If every religious ruling depended entirely on human logic, then each person would create their own version of Islam according to what seems reasonable to them. Islam teaches us that revelation guides reason, not the other way around.

So while discussing the wisdom behind Zakat is beneficial, the real question for a believer is not "Does this fit modern logic?" but rather "What did Allah command and what was the practice taught by the Prophet ﷺ?"
 
Islam is a religion of logical thinking, rational thinking. Every rule is logical, easy and understandable. Muhammad (peace be upon him) was an ordinary man like other people, and he only said what was logical. Zakat was given on gold and silver because things were bought and sold with gold and silver coins.
 
I think it is logical and makes sense:

- if the item used to buy other things is paper money then it is logical that zakat is calculated on paper money

- if the item used to buy other things is gold and silver coins then it is logical that zakat is calculated on gold and silver.

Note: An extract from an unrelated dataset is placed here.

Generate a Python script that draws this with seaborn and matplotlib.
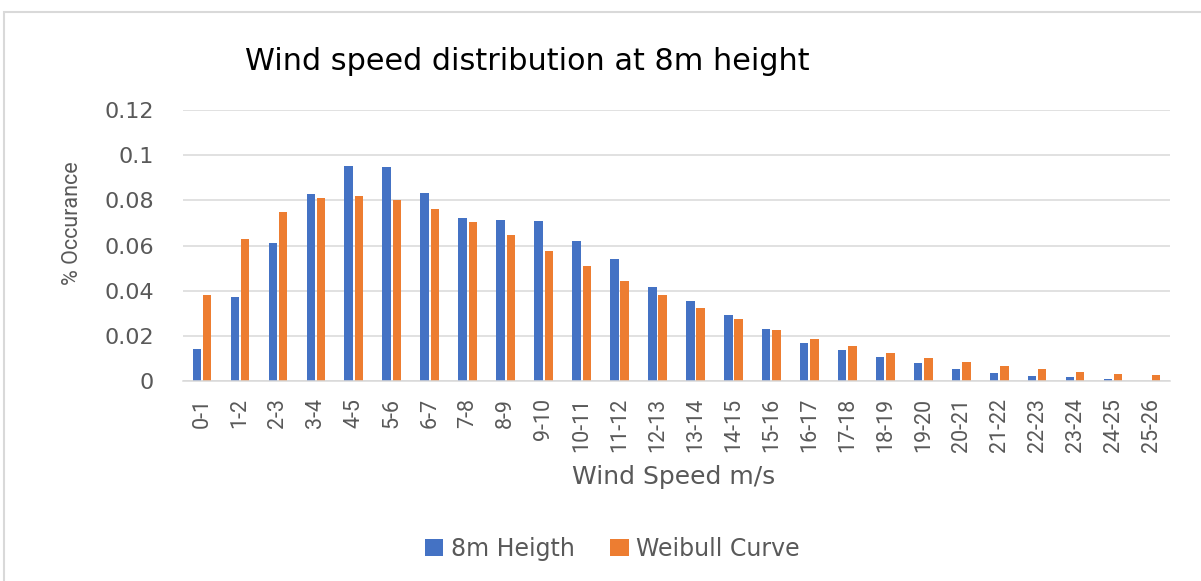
import matplotlib
matplotlib.use("Agg")
import matplotlib.pyplot as plt
import seaborn as sns
import pandas as pd
from matplotlib.patches import Rectangle, Patch
from matplotlib.ticker import FuncFormatter, MultipleLocator

categories = ["0-1", "1-2", "2-3", "3-4", "4-5", "5-6", "6-7", "7-8", "8-9", "9-10",
              "10-11", "11-12", "12-13", "13-14", "14-15", "15-16", "16-17", "17-18",
              "18-19", "19-20", "20-21", "21-22", "22-23", "23-24", "24-25", "25-26"]
height_8m = [0.014, 0.037, 0.061, 0.083, 0.095, 0.0947, 0.0834, 0.0722, 0.0715, 0.071,
             0.0621, 0.0542, 0.0418, 0.0356, 0.0294, 0.0232, 0.017, 0.0137,
             0.0108, 0.0079, 0.0053, 0.0036, 0.0024, 0.0019, 0.001, 0.0]
weibull = [0.038, 0.063, 0.075, 0.081, 0.0817, 0.080, 0.0763, 0.0704, 0.0645, 0.0577,
           0.0509, 0.0441, 0.0379, 0.0323, 0.0273, 0.0226, 0.0188, 0.0155,
           0.0125, 0.0102, 0.0082, 0.0065, 0.0053, 0.0042, 0.0033, 0.0027]
series_names = ["8m Heigth", "Weibull Curve"]
colors = ["#4472C4", "#ED7D31"]

df = pd.DataFrame({
    "speed": categories * 2,
    "value": height_8m + weibull,
    "series": [series_names[0]] * len(categories) + [series_names[1]] * len(categories),
})

sns.set_theme(style="white")
plt.rcParams['font.family'] = ['DejaVu Sans']
GRAY = "#595959"
NARROW = ['Roboto', 'DejaVu Sans']

W, H = 1201, 581
fig = plt.figure(figsize=(W / 100, H / 100), dpi=100)
ax = fig.add_axes([183 / W, (H - 381) / H, (1170 - 183) / W, (381 - 110) / H])

sns.barplot(data=df, x="speed", y="value", hue="series", hue_order=series_names,
            palette=colors, width=0.54, gap=0.18, ax=ax, legend=False,
            linewidth=0, saturation=1)

ax.set_ylim(0, 0.12)
ax.set_xlim(-0.5, len(categories) - 0.5)
ax.yaxis.set_major_locator(MultipleLocator(0.02))
ax.yaxis.set_major_formatter(FuncFormatter(lambda v, p: f"{round(v, 4):g}"))
ax.grid(axis="y", color="#D9D9D9", linewidth=1.1)
ax.set_axisbelow(True)
for s in ["top", "right", "left"]:
    ax.spines[s].set_visible(False)
ax.spines["bottom"].set_color("#D9D9D9")
ax.spines["bottom"].set_linewidth(1.1)
ax.tick_params(axis="both", length=0)
ax.tick_params(axis="y", pad=21, labelsize=16, labelcolor=GRAY)
ax.tick_params(axis="x", pad=12, labelcolor=GRAY)
for lbl in ax.get_xticklabels():
    lbl.set_rotation(90)
    lbl.set_family(NARROW)
    lbl.set_fontsize(15.5)
    lbl.set_va("top")
    lbl.set_ha("center")
ax.set_xlabel("")
ax.set_ylabel("")

fig.text(245 / W, (H - 62) / H, "Wind speed distribution at 8m height",
         fontsize=21.8, color="black", ha="left", va="center")
fig.text(674 / W, (H - 477) / H, "Wind Speed m/s", fontsize=18,
         color=GRAY, ha="center", va="center")
fig.text(72 / W, (H - 223) / H, "% Occurance", fontsize=15.5, family=NARROW,
         color=GRAY, ha="center", va="center", rotation=90)

handles = [Patch(facecolor=c, edgecolor="none") for c in colors]
leg = fig.legend(handles, series_names, loc="center",
                 bbox_to_anchor=(612 / W, (H - 549) / H), ncol=2, frameon=False,
                 fontsize=17, handlelength=0.8, handleheight=0.7,
                 handletextpad=0.3, columnspacing=1.5)
for t in leg.get_texts():
    t.set_color(GRAY)

fig.add_artist(Rectangle((4 / W, -0.05), 1.2, (H - 12) / H + 0.05,
                         transform=fig.transFigure, fill=False,
                         edgecolor="#D9D9D9", linewidth=1.5))

fig.savefig("out.png", dpi=100)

What were gold and silver coins 1400 years ago are now paper money and bank cards. Then it is logical and makes sense that zakat is calculated on paper money and not on gold and silver.
 
I think there is a difference between understanding the wisdom behind a ruling and changing the ruling itself.

In Islam, paper money is already subject to Zakat according to the vast majority of scholars. The question is not whether Zakat is paid on cash—it is. The question is how the Nisab (minimum threshold) is determined.

The Prophet ﷺ specifically fixed Nisab using gold and silver. For example:

"No Zakat is due on less than five Uqiyyah of silver."
(Sahih Muslim 979)
and:

"No Zakat is due on less than twenty dinars of gold."
(Reported in Sunan Abu Dawud and other collections)
Therefore, Muslims do not invent a new Nisab based on what seems logical to us. We use the standards established in the Sunnah and then convert them into today's currencies.

Also, paper money is not a stable measure of value. A currency can lose much of its purchasing power within a few years, while gold and silver have historically remained stores of wealth over long periods. This is one reason many scholars continue to use gold or silver as the reference for Nisab.

More importantly, Islamic rulings are based on revelation first and human reasoning second. Logic is used to understand the ruling, not to replace a ruling that has been established by the Qur'an and Sunnah.

If every generation changed acts of worship whenever circumstances changed, then someone could also ask why we still pray five times a day when modern life is different from life 1400 years ago. The answer is that acts of worship remain tied to divine guidance, not merely changing human circumstances.

So yes, we calculate Zakat on modern money, bank balances, and savings today. But the Nisab itself remains connected to the gold and silver standards that were established by the Prophet ﷺ, unless there is clear evidence to replace them.
 
I think you are wrong, as are other people who share your opinion who associate nisab with gold and silver.

You are giving gold and silver a special value compared to other forms of payment.

Gold and silver are ordinary metals, just like titanium, lead, iron and other metals, nothing special.

Relevation does not exist in Islam except Quran, everything is human reasoning.
 
you said: "gold and silver have historically remained stores of wealth over long periods",

gold and silver stopped being stores of wealth a long time ago, and became stores of fraud, deception and delusion.